Mr. Bullock (Eugene Pallette) probably has it the worst as the long-suffering father — the nearest thing to a sane individual in the entire family. Still, you can’t live in a house of such madness and not have a few unhinged moments of your own. He’s constantly finding himself piping up amid the bedlam his gravelly voice trying to secure even a moments peace. He rarely succeeds.

Again, Godfrey is the calming force that brings a modicum amount of stability to such a place. He along with the veteran maid Molly (Jean Dixon) navigate the choppy waters of melodrama every day as Irene becomes increasingly infatuated, her emotional outbursts becoming more frequent, and Cornelia looking for any way to possibly make his life miserable to get him fired. Still, he goes about his duties.

And that’s part of the joke at the core of this film. The “forgotten man,” this tramp coming up against their own upper-class sensibilities and coming out looking like the true human being with brains and class and culture.
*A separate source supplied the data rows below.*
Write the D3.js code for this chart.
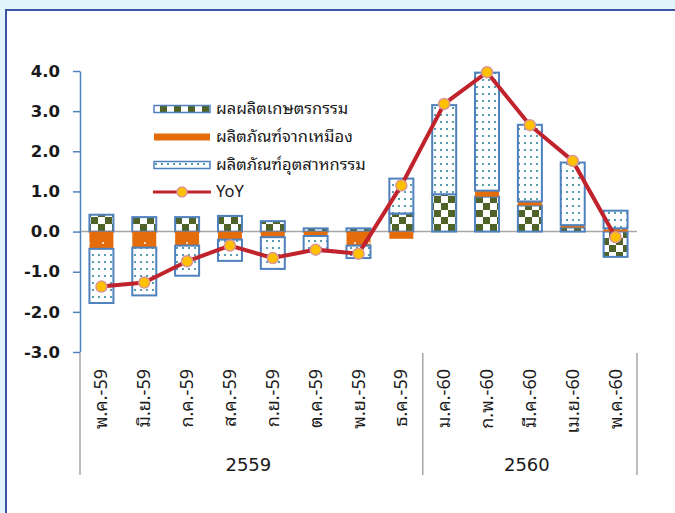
<!DOCTYPE html>
<html>
<head>
<meta charset="utf-8">
<script src="https://cdn.jsdelivr.net/npm/d3@7"></script>
<style>
  html, body { margin: 0; padding: 0; background: #e1f4fb; }
  svg { display: block; }
</style>
</head>
<body>
<svg id="chart" width="675" height="513"></svg>
<script>
// Data (percentage points)
const months = ['พ.ค.-59', 'มิ.ย.-59', 'ก.ค.-59', 'ส.ค.-59', 'ก.ย.-59', 'ต.ค.-59', 'พ.ย.-59',
  'ธ.ค.-59', 'ม.ค.-60', 'ก.พ.-60', 'มี.ค.-60', 'เม.ย.-60', 'พ.ค.-60'];
const agri = [0.42, 0.36, 0.36, 0.39, 0.26, 0.08, 0.08, 0.45, 0.93, 0.87, 0.65, 0.10, -0.63];
const mining = [-0.43, -0.40, -0.35, -0.20, -0.14, -0.11, -0.35, -0.18, 0.0, 0.15, 0.10, 0.06, 0.08];
const industry = [-1.35, -1.19, -0.75, -0.53, -0.79, -0.38, -0.31, 0.87, 2.22, 2.94, 1.91, 1.56, 0.44];
const yoy = [-1.37, -1.27, -0.74, -0.35, -0.66, -0.45, -0.55, 1.15, 3.18, 3.97, 2.65, 1.76, -0.14];
const yTicks = [-3, -2, -1, 0, 1, 2, 3, 4];
const years = ['2559', '2560'];
const yearSpans = [8, 5];
const seriesNames = ['ผลผลิตเกษตรกรรม', 'ผลิตภัณฑ์จากเหมือง', 'ผลิตภัณฑ์อุตสาหกรรม', 'YoY'];

const thaiFont = '"Noto Sans Thai Looped", "Loma", "Garuda", "Tahoma", "Noto Sans Thai", "DejaVu Sans", sans-serif';
const blue = '#4f81bd';

const svg = d3.select('#chart');

// panel
svg.append('rect')
  .attr('x', 6).attr('y', 10)
  .attr('width', 700).attr('height', 520)
  .attr('fill', '#fff')
  .attr('stroke', '#3b55a3')
  .attr('stroke-width', 2);

// patterns
const defs = svg.append('defs');
const pAgri = defs.append('pattern').attr('id', 'pAgri')
  .attr('patternUnits', 'userSpaceOnUse').attr('width', 14).attr('height', 14);
pAgri.append('rect').attr('width', 14).attr('height', 14).attr('fill', '#fff');
pAgri.append('rect').attr('width', 7).attr('height', 7).attr('fill', '#4f6228');
pAgri.append('rect').attr('x', 7).attr('y', 7).attr('width', 7).attr('height', 7).attr('fill', '#4f6228');

const pMine = defs.append('pattern').attr('id', 'pMine')
  .attr('patternUnits', 'userSpaceOnUse').attr('width', 14).attr('height', 14);
pMine.append('rect').attr('width', 14).attr('height', 14).attr('fill', '#e46c0a');
pMine.append('circle').attr('cx', 5).attr('cy', 5).attr('r', 1).attr('fill', '#fff');

const pInd = defs.append('pattern').attr('id', 'pInd')
  .attr('patternUnits', 'userSpaceOnUse').attr('width', 12).attr('height', 7);
pInd.append('rect').attr('width', 12).attr('height', 7).attr('fill', '#fff');
pInd.append('circle').attr('cx', 3).attr('cy', 3).attr('r', 1.1).attr('fill', '#31859c');
pInd.append('circle').attr('cx', 9).attr('cy', 3).attr('r', 1.1).attr('fill', '#31859c');

// scales
const x = d3.scaleBand().domain(months).range([80, 637])
  .paddingInner(0.44).paddingOuter(0.22);
const y = d3.scaleLinear().domain([-3, 4]).range([352, 71]);

// y axis
const yAxis = d3.axisLeft(y).tickValues(yTicks).tickSize(7).tickPadding(13)
  .tickSizeOuter(0).tickFormat(d => d.toFixed(1));
const gy = svg.append('g').attr('transform', 'translate(80,0)').call(yAxis);
gy.select('.domain').attr('stroke', blue).attr('stroke-width', 1.5);
gy.selectAll('.tick line').attr('stroke', blue).attr('stroke-width', 1.5);
gy.selectAll('.tick text')
  .attr('fill', '#1a1a1a')
  .attr('font-family', '"DejaVu Sans", sans-serif')
  .attr('font-weight', 'bold')
  .attr('font-size', 16.5);

// zero line
svg.append('line')
  .attr('x1', 81).attr('x2', 637)
  .attr('y1', y(0)).attr('y2', y(0))
  .attr('stroke', '#a6a6a6').attr('stroke-width', 1.5);

// stacked bars
const table = months.map((m, i) => ({ month: m, agri: agri[i], mining: mining[i], industry: industry[i] }));
const keys = ['agri', 'mining', 'industry'];
const fills = { agri: 'url(#pAgri)', mining: 'url(#pMine)', industry: 'url(#pInd)' };
const stacked = d3.stack().keys(keys).offset(d3.stackOffsetDiverging)(table);

svg.selectAll('g.series')
  .data(stacked)
  .enter()
  .append('g')
    .attr('class', 'series')
  .selectAll('rect')
  .data(s => s.map(d => Object.assign(d, { key: s.key })))
  .enter()
  .filter(d => d[0] !== d[1])
  .append('rect')
    .attr('x', d => x(d.data.month))
    .attr('width', x.bandwidth())
    .attr('y', d => y(Math.max(d[0], d[1])))
    .attr('height', d => Math.abs(y(d[0]) - y(d[1])))
    .attr('fill', d => fills[d.key])
    .attr('stroke', d => d.key === 'mining' ? 'none' : blue)
    .attr('stroke-width', 2);

// YoY line
const line = d3.line()
  .x((d, i) => x(months[i]) + x.bandwidth() / 2)
  .y(d => y(d));
svg.append('path')
  .datum(yoy)
  .attr('d', line)
  .attr('fill', 'none')
  .attr('stroke', '#c0232b')
  .attr('stroke-width', 4);

svg.selectAll('circle.yoy')
  .data(yoy)
  .enter()
  .append('circle')
    .attr('class', 'yoy')
    .attr('cx', (d, i) => x(months[i]) + x.bandwidth() / 2)
    .attr('cy', d => y(d))
    .attr('r', 5.5)
    .attr('fill', '#ffc000')
    .attr('stroke', '#d99694')
    .attr('stroke-width', 1.5);

// category labels
svg.selectAll('text.month')
  .data(months)
  .enter()
  .append('text')
    .attr('class', 'month')
    .attr('transform', d => `translate(${x(d) + x.bandwidth() / 2 + 6}, 369) rotate(-90)`)
    .attr('text-anchor', 'end')
    .attr('font-family', thaiFont)
    .attr('font-size', 18)
    .attr('fill', '#1a1a1a')
    .text(d => d);

// group dividers + year labels
const step = x.step();
let start = 0;
const bounds = [80];
years.forEach((yr, i) => {
  const x0 = 80 + start * step;
  const x1 = 80 + (start + yearSpans[i]) * step;
  bounds.push(x1);
  svg.append('text')
    .attr('x', (x0 + x1) / 2 - 3)
    .attr('y', 471)
    .attr('text-anchor', 'middle')
    .attr('font-family', '"DejaVu Sans", sans-serif')
    .attr('font-size', 18)
    .attr('fill', '#1a1a1a')
    .text(yr);
  start += yearSpans[i];
});
svg.selectAll('line.div')
  .data(bounds)
  .enter()
  .append('line')
    .attr('class', 'div')
    .attr('x1', d => d).attr('x2', d => d)
    .attr('y1', 353).attr('y2', 475)
    .attr('stroke', '#a6a6a6').attr('stroke-width', 1.5);

// legend
const legend = svg.append('g').attr('transform', 'translate(153,0)');
const legendY = [109, 137, 165, 192];
const legendFill = ['url(#pAgri)', 'url(#pMine)', 'url(#pInd)'];
seriesNames.forEach((name, i) => {
  const ly = legendY[i];
  if (i < 3) {
    legend.append('rect')
      .attr('x', 1).attr('y', ly - 3.5)
      .attr('width', 56).attr('height', 7)
      .attr('fill', legendFill[i])
      .attr('stroke', i === 1 ? 'none' : blue)
      .attr('stroke-width', 1.5);
  } else {
    legend.append('line')
      .attr('x1', 0).attr('x2', 58)
      .attr('y1', ly).attr('y2', ly)
      .attr('stroke', '#c0232b').attr('stroke-width', 3);
    legend.append('circle')
      .attr('cx', 29).attr('cy', ly).attr('r', 5)
      .attr('fill', '#ffc000').attr('stroke', '#d99694').attr('stroke-width', 1.5);
  }
  legend.append('text')
    .attr('x', 63).attr('y', ly + 5)
    .attr('font-family', thaiFont)
    .attr('font-size', 16.5)
    .attr('fill', '#1a1a1a')
    .text(name);
});
</script>
</body>
</html>
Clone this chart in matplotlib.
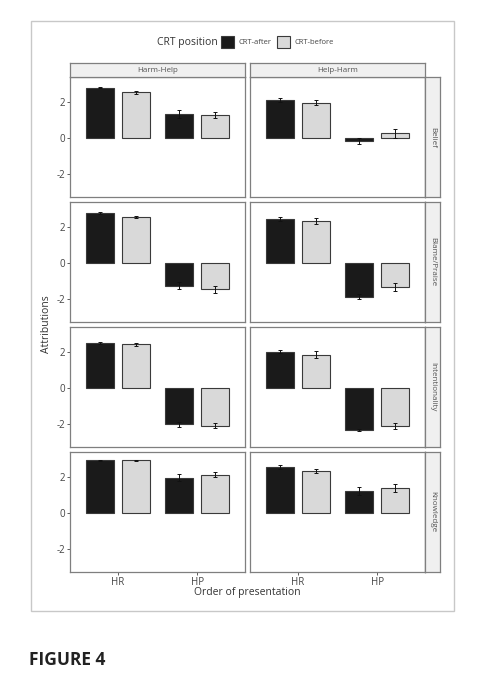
import numpy as np
import matplotlib
matplotlib.use("Agg")
import matplotlib.pyplot as plt
from matplotlib.patches import Rectangle

plt.rcParams['font.family'] = ['Open Sans', 'DejaVu Sans']

# data: [measure][sequence][order]
measures = ["Belief", "Blame/Praise", "Intentionality", "Knowledge"]
sequences = ["Harm-Help", "Help-Harm"]
orders = ["HR", "HP"]

crt_after_mean = np.array([
    [[2.76, 1.30], [2.09, -0.18]],
    [[2.75, -1.26], [2.42, -1.85]],
    [[2.47, -2.01], [2.00, -2.31]],
    [[2.89, 1.94], [2.52, 1.20]],
])
crt_before_mean = np.array([
    [[2.51, 1.26], [1.94, 0.25]],
    [[2.53, -1.45], [2.31, -1.32]],
    [[2.40, -2.07], [1.83, -2.09]],
    [[2.89, 2.11], [2.31, 1.37]],
])
crt_after_se = np.array([
    [[0.04, 0.22], [0.12, 0.17]],
    [[0.06, 0.20], [0.10, 0.12]],
    [[0.08, 0.14], [0.10, 0.07]],
    [[0.03, 0.18], [0.10, 0.20]],
])
crt_before_se = np.array([
    [[0.08, 0.19], [0.15, 0.25]],
    [[0.07, 0.18], [0.16, 0.22]],
    [[0.08, 0.16], [0.18, 0.17]],
    [[0.04, 0.15], [0.13, 0.24]],
])

W, H = 485, 680
fig = plt.figure(figsize=(W / 100, H / 100), dpi=100)


def rect(x0, y0, x1, y1):
    return [x0 / W, 1 - y1 / H, (x1 - x0) / W, (y1 - y0) / H]


# outer frame
fig.patches.append(Rectangle((31 / W, 1 - 611 / H), 423 / W, 590 / H,
                             transform=fig.transFigure, fill=False,
                             edgecolor='#c8c8c8', lw=1.0))

col_x = [(70, 245), (250, 425)]
row_y = [(77, 197), (202, 322), (327, 447), (452, 572)]
black, grey = '#1a1a1a', '#d9d9d9'
edge = '#3a3a3a'
frame = '#7f7f7f'
tick_col = '#444444'
x = np.arange(len(orders))
bw, off = 0.35, 0.225

for i, m in enumerate(measures):
    for j, s in enumerate(sequences):
        ax = fig.add_axes(rect(col_x[j][0], row_y[i][0], col_x[j][1], row_y[i][1]))
        ax.bar(x - off, crt_after_mean[i, j], bw, color=black, edgecolor=edge, lw=0.8, zorder=2)
        ax.bar(x + off, crt_before_mean[i, j], bw, color=grey, edgecolor=edge, lw=0.8, zorder=2)
        ax.errorbar(x - off, crt_after_mean[i, j], yerr=crt_after_se[i, j], fmt='none',
                    ecolor='#111111', elinewidth=0.7, capsize=1.6, capthick=0.7, zorder=3)
        ax.errorbar(x + off, crt_before_mean[i, j], yerr=crt_before_se[i, j], fmt='none',
                    ecolor='#111111', elinewidth=0.7, capsize=1.6, capthick=0.7, zorder=3)
        ax.set_xlim(-0.6, 1.6)
        ax.set_ylim(-3.25, 3.35)
        ax.set_yticks([-2, 0, 2])
        ax.set_xticks(x)
        for sp in ax.spines.values():
            sp.set_color(frame)
            sp.set_linewidth(0.9)
        if j == 1:
            ax.spines['right'].set_color('#222222')
        ax.tick_params(length=2, width=0.6, color=tick_col, labelcolor=tick_col,
                       labelsize=7, pad=1.5)
        if j == 1:
            ax.tick_params(axis='y', left=False, labelleft=False)
        else:
            ax.set_yticklabels(['-2', '0', '2'])
        if i < 3:
            ax.tick_params(axis='x', bottom=False, labelbottom=False)
        else:
            ax.set_xticklabels(orders)

        # strips
        if i == 0:
            sax = fig.add_axes(rect(col_x[j][0], 63, col_x[j][1], 77))
            sax.set_facecolor('#f0f0f0')
            sax.set_xticks([]); sax.set_yticks([])
            for sp in sax.spines.values():
                sp.set_color(frame); sp.set_linewidth(0.9)
            sax.text(0.5, 0.5, s, ha='center', va='center', fontsize=5.8, color='#555555',
                     transform=sax.transAxes)
        if j == 1:
            rax = fig.add_axes(rect(425, row_y[i][0], 440, row_y[i][1]))
            rax.set_facecolor('#f0f0f0')
            rax.set_xticks([]); rax.set_yticks([])
            for sp in rax.spines.values():
                sp.set_color(frame); sp.set_linewidth(0.9)
            rax.text(0.5, 0.5, m, ha='center', va='center', fontsize=5.8, color='#555555',
                     rotation=-90, transform=rax.transAxes)

# axis titles
fig.text(247 / W, 1 - 592 / H, "Order of presentation", ha='center', va='center',
         fontsize=7.5, color='#333333')
fig.text(47 / W, 1 - 324 / H, "Attributions", ha='center', va='center',
         fontsize=7.5, color='#333333', rotation=90)

# legend
fig.text(187 / W, 1 - 42 / H, "CRT position", ha='center', va='center',
         fontsize=7.5, color='#333333')
for (lx, col, lab) in [(221, black, "CRT-after"), (277, grey, "CRT-before")]:
    fig.patches.append(Rectangle((lx / W, 1 - 48 / H), 13 / W, 12 / H,
                                 transform=fig.transFigure, facecolor=col,
                                 edgecolor=edge, lw=0.8))
    fig.text((lx + 18) / W, 1 - 42 / H, lab, ha='left', va='center',
             fontsize=5.5, color='#444444')

fig.text(29 / W, 1 - 660 / H, "FIGURE 4", ha='left', va='center',
         fontsize=12.5, fontweight='bold', color='#222222')

fig.savefig("out.png", dpi=100)
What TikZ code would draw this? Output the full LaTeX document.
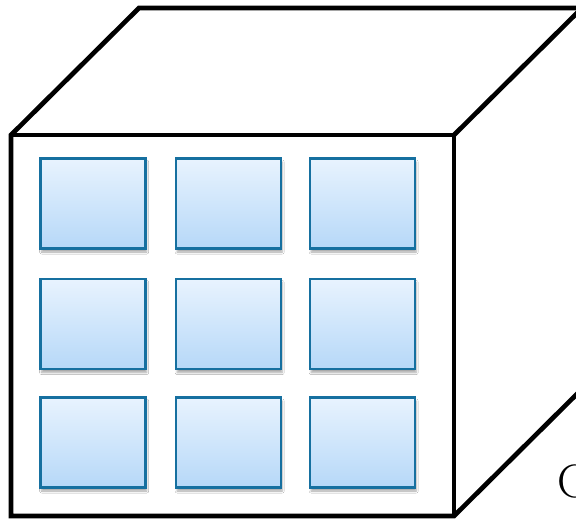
\documentclass[tikz,border=0pt]{standalone}
\usepackage{tikz}
\usetikzlibrary{shadows.blur}

\definecolor{cellline}{RGB}{22,112,160}
\definecolor{celltop}{RGB}{232,243,254}
\definecolor{cellbot}{RGB}{182,216,248}

\begin{document}
\begin{tikzpicture}[
  x=0.03cm, y=-0.03cm,
  edge/.style={draw=black, line width=4pt, line join=miter},
  cell/.style={draw=cellline, line width=2.2pt, top color=celltop, bottom color=cellbot,
    minimum width=3.15cm, minimum height=2.7cm, inner sep=0pt,
    blur shadow={shadow xshift=1pt, shadow yshift=-3pt, shadow blur steps=6, shadow opacity=35}},
  lbl/.style={font=\fontsize{40}{48}\selectfont, inner sep=0pt, anchor=west}
]
\useasboundingbox (0,0) rectangle (576,519);
\clip (0,0) rectangle (576,519);

\coordinate (ftl) at (11,135);
\coordinate (ftr) at (454,135);
\coordinate (fbr) at (454,516);
\coordinate (fbl) at (11,516);
\coordinate (btl) at (139,8);
\coordinate (btr) at (582,8);
\coordinate (bbr) at (582,389);

\draw[edge, fill=white] (ftl) -- (btl) -- (btr) -- (bbr) -- (fbr) -- (fbl) -- cycle;
\draw[edge] (ftl) -- (ftr) -- (fbr);
\draw[edge] (ftr) -- (btr);

\foreach \r/\y in {1/203.5, 2/324, 3/442.5}
  \foreach \c/\x in {1/93, 2/228.5, 3/362.5}
    \node[cell] (cell\r\c) at (\x,\y) {};

\node[lbl] (cap) at (557,481) {C};

\end{tikzpicture}
\end{document}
Except it’s really a joke within a joke because maybe Godfrey is more than we first perceived him to be. In fact, he’s a lot more.

Pair such a raucous cast with some top tier comic patter that sizzles with wit and you’ve just happened upon the most wonderful mess imaginable. There might be other screwball comedies I enjoy more, but few are as hairbrained as My Man Godfrey and that is a grand word of praise for this brand of comedy. If it’s not stark raving bonkers it can hardly claim the name screwball honestly. No such problem exists here.

William Powell is a natural in this role showcasing that typical dry wit of his that effortlessly pokes fun at these people but also seems to appreciate them for all their shortcomings even finding time to truly respect them in the sincerest of ways. As per usual, Carole Lombard is so over the top to the nth degree with her sniveling zaniness spilling over into every scene.

In the past, I mistook her performances as a sheer annoyance but now I see how perfect she is for such a part. There’s an overwhelming commitment to the craziness that pays heavy dividends and by the film’s end, she’s overrun everyone with her energy — even Godfrey. He has no rebuttal.

For a time she was the greatest screwball actress though over the subsequent years the likes of Katharine Hepburn, Jean Arthur, Rosalind Russell, and Barbara Stanwyck gave her a run for her money. Still, there’s something undeniable about being the first and, in many ways, she was that woman.

If there were any residual ill feelings between Powell and Lombard now three years out from their divorce, there’s no visible animosity and together they succeed in forging My Man Godfrey into a classic screwball through and through.